突然ですが、明日結婚します「突然ですが、明日結婚します」(フジテレビ系)
 月9ドラマの輝きを知っている者にとって、視聴率の下降傾向はどこか淋しい。しかし、これは今に始まったことではない。ターゲットの若者のライフスタイルやメディア接触の状況は、学生たちとのやりとりから察するところだが、ドラマをあまり見ない傾向は久しく続いている。彼らの多くにとって、月9枠のヒット神話は、親の世代から聞いてかろうじてある。そんな中で、月9は伝統にどこかしばられながら、「旧来のドラマとは違う」表現の模索を強いられているのが現状ではないか。

 今に続く「月9」枠でのドラマスタートは1987年のことだ。実は、今年は31年目だ。テレビ60余年の歴史に照らすと長寿枠である。その歴史の中で、一口に「月9」と言っても思い浮かべるドラマは人それぞれだろう。まずは、その歴史を振り返り、月9ドラマがどのようにそのイメージを築いたのか、そして、実際はどうだったのか。はたまた、現在、伝統の何を受け継ぎ、何を捨てているのかについて見てみたい。

月9=恋愛ドラマの30年~月9のイメージとその実際

 記憶に残る月9ドラマをたどれば、月9=恋愛ドラマの系譜が浮かび上がる。

 それを決定づけたのは、1991年の「東京ラブストーリー」(脚本=坂元裕二)と「101回目のプロポーズ」(脚本=野島伸司)、そして、1996年の「ロングバケーション」(脚本=北川悦吏子)、1997年の「ラブジェネレーション」(脚本=浅野妙子ほか)のヒットだっただろう。このあたりまでがいわゆる巷でトレンディ―ドラマと呼ばれるものだ。トレンディ―ドラマは、登場人物の気持ちと視聴者の気持ちを、ロケ地、音楽、ファッション、大胆な映像演出で大いに盛り上げた。

 その後、2000年代に入ってドラマ全体の不振がささやかれはじめる。月9も例外ではない。筆者も当時、「(月9では、2001年)『HERO』(脚本=福田靖ほか)を最後に(視聴率)30%を超えるドラマが生まれていない」(「GALAC」2003年12月号)と書いている。

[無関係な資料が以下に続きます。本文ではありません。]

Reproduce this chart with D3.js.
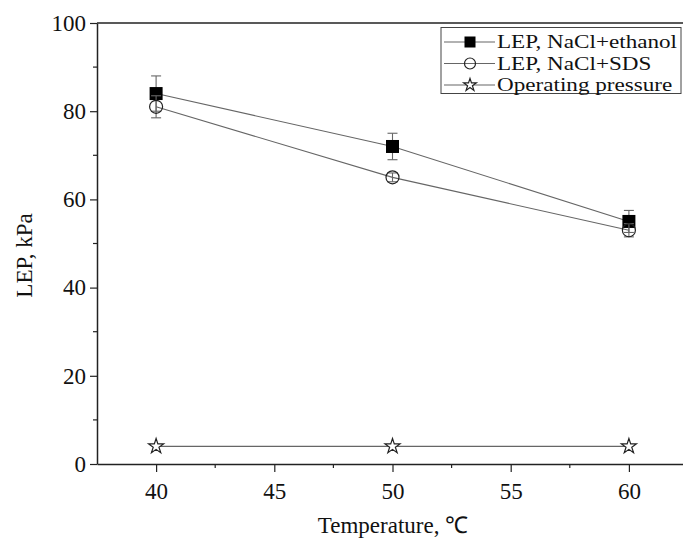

 とは言え、月9の「やまとなでしこ」(2000年、脚本=中園ミホ)は恋愛ドラマの大ヒット作となり、再放送を繰り返して幅広い世代の女子に愛されるドラマになった。2002年の「ランチの女王」(脚本=大森美香)、2005年の「スローダンス」(脚本=衛藤凛)も比較的広い世代の支持を得ている印象だ。さらには、2006年の「のだめカンタービレ」(脚本=衛藤凛)、2007年の「ガリレオ」(脚本=福田靖ほか)、「プロポーズ大作戦」(脚本=金子茂樹)が挙げられる。2010年代では、2012年の「リッチマン、プアウーマン」(脚本=安達奈緒子)、2015年の「デート〜恋とはどんなものかしら〜」(脚本=古沢良太)が大ヒットとは言えないかもしれないが話題になった。

月9~恋愛ドラマが放った強烈なメッセージ

 ドラマ不振がささやかれる以前の月9をいまいちど振り返ってみたい。

 「東ラブ」と「101回目」をトレンディードラマとして紹介したが、実は、この2作は、脱トレンディ―として制作されていた。たとえば、「東京ラブストーリー」は、恋愛ゲームとは異なって、帰国子女・リカ(鈴木保奈美)が完治(織田裕二)に寄せる一途な思いを描いている。坂元裕二の描き、鈴木が演じるシーンは、人を好きになるってこんなにも人を輝かせるんだよ、時にはこんなに苦しいんだよ、というメッセージを切なく伝えていた。